Reproduce the listing below character for character; drop every image.

• _DATA SEGMENT_:
-------------------------
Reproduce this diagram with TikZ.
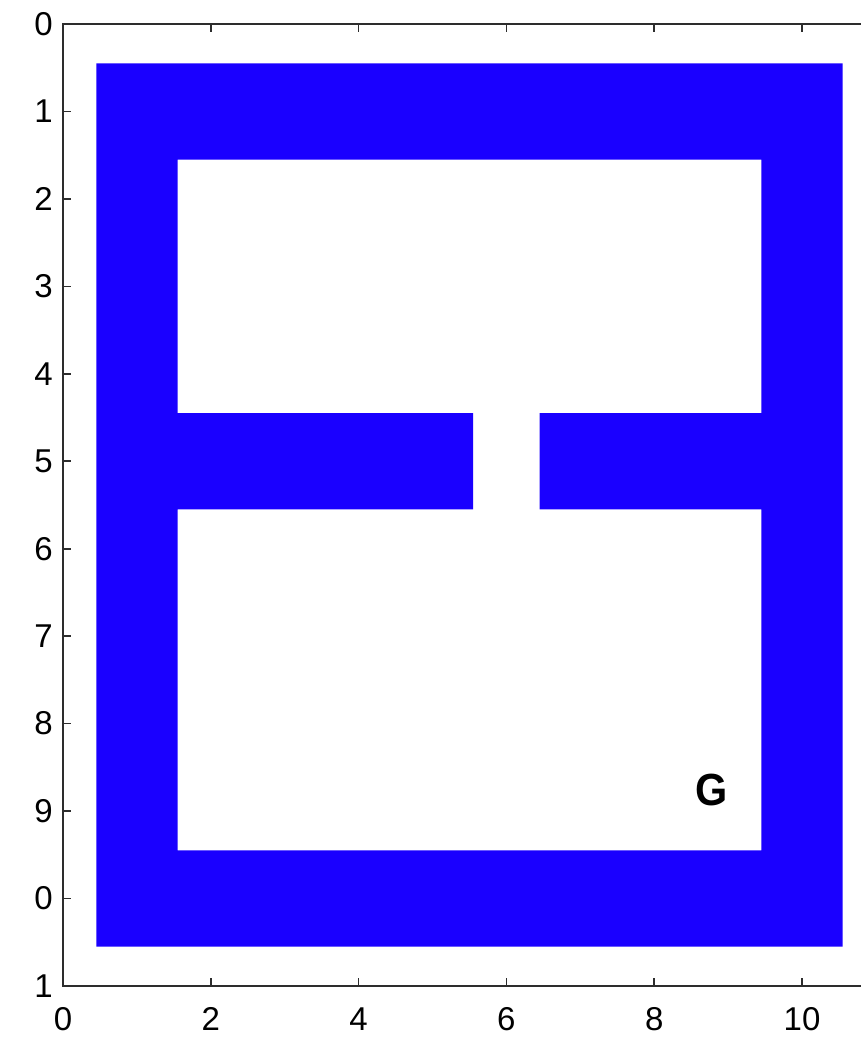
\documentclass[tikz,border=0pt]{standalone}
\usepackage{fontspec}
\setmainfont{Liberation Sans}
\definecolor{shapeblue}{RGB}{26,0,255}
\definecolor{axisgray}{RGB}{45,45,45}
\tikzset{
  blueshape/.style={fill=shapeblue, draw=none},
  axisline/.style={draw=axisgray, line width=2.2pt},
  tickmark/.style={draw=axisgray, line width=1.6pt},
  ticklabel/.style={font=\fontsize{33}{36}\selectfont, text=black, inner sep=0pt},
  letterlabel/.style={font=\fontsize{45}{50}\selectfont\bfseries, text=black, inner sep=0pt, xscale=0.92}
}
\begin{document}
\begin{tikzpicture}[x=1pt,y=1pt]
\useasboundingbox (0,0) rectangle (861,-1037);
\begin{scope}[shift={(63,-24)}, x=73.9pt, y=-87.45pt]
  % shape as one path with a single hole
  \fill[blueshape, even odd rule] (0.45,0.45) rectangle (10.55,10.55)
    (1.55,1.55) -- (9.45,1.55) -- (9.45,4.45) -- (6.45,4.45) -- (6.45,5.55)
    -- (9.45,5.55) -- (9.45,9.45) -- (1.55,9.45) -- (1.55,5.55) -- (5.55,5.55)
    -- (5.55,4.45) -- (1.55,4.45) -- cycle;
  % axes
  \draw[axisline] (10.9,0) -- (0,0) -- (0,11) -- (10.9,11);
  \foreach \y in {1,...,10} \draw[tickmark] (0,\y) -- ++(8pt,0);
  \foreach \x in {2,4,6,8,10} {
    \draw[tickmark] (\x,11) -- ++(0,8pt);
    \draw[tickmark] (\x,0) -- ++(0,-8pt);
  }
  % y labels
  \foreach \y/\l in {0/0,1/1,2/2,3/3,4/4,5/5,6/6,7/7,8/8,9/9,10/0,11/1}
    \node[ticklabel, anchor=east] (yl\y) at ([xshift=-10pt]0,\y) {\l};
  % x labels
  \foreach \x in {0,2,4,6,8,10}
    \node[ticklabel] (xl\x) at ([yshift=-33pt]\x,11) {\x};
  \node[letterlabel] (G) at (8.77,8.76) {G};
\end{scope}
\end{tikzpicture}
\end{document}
-------------------------
• _THE REPLY_:
Reproduce this diagram with TikZ.
\documentclass[tikz,border=0pt]{standalone}
\usepackage{fontspec}
\setmainfont{Liberation Sans}
\definecolor{shapeblue}{RGB}{26,0,255}
\definecolor{axisgray}{RGB}{45,45,45}
\tikzset{
  blueshape/.style={fill=shapeblue, draw=none},
  axisline/.style={draw=axisgray, line width=2.2pt},
  tickmark/.style={draw=axisgray, line width=1.6pt},
  ticklabel/.style={font=\fontsize{33}{36}\selectfont, text=black, inner sep=0pt},
  letterlabel/.style={font=\fontsize{45}{50}\selectfont\bfseries, text=black, inner sep=0pt, xscale=0.92}
}
\begin{document}
\begin{tikzpicture}[x=1pt,y=1pt]
\useasboundingbox (0,0) rectangle (861,-1037);
\begin{scope}[shift={(63,-24)}, x=73.9pt, y=-87.45pt]
  % shape as one path with a single hole
  \fill[blueshape, even odd rule] (0.45,0.45) rectangle (10.55,10.55)
    (1.55,1.55) -- (9.45,1.55) -- (9.45,4.45) -- (6.45,4.45) -- (6.45,5.55)
    -- (9.45,5.55) -- (9.45,9.45) -- (1.55,9.45) -- (1.55,5.55) -- (5.55,5.55)
    -- (5.55,4.45) -- (1.55,4.45) -- cycle;
  % axes
  \draw[axisline] (10.9,0) -- (0,0) -- (0,11) -- (10.9,11);
  \foreach \y in {1,...,10} \draw[tickmark] (0,\y) -- ++(8pt,0);
  \foreach \x in {2,4,6,8,10} {
    \draw[tickmark] (\x,11) -- ++(0,8pt);
    \draw[tickmark] (\x,0) -- ++(0,-8pt);
  }
  % y labels
  \foreach \y/\l in {0/0,1/1,2/2,3/3,4/4,5/5,6/6,7/7,8/8,9/9,10/0,11/1}
    \node[ticklabel, anchor=east] (yl\y) at ([xshift=-10pt]0,\y) {\l};
  % x labels
  \foreach \x in {0,2,4,6,8,10}
    \node[ticklabel] (xl\x) at ([yshift=-33pt]\x,11) {\x};
  \node[letterlabel] (G) at (8.77,8.76) {G};
\end{scope}
\end{tikzpicture}
\end{document}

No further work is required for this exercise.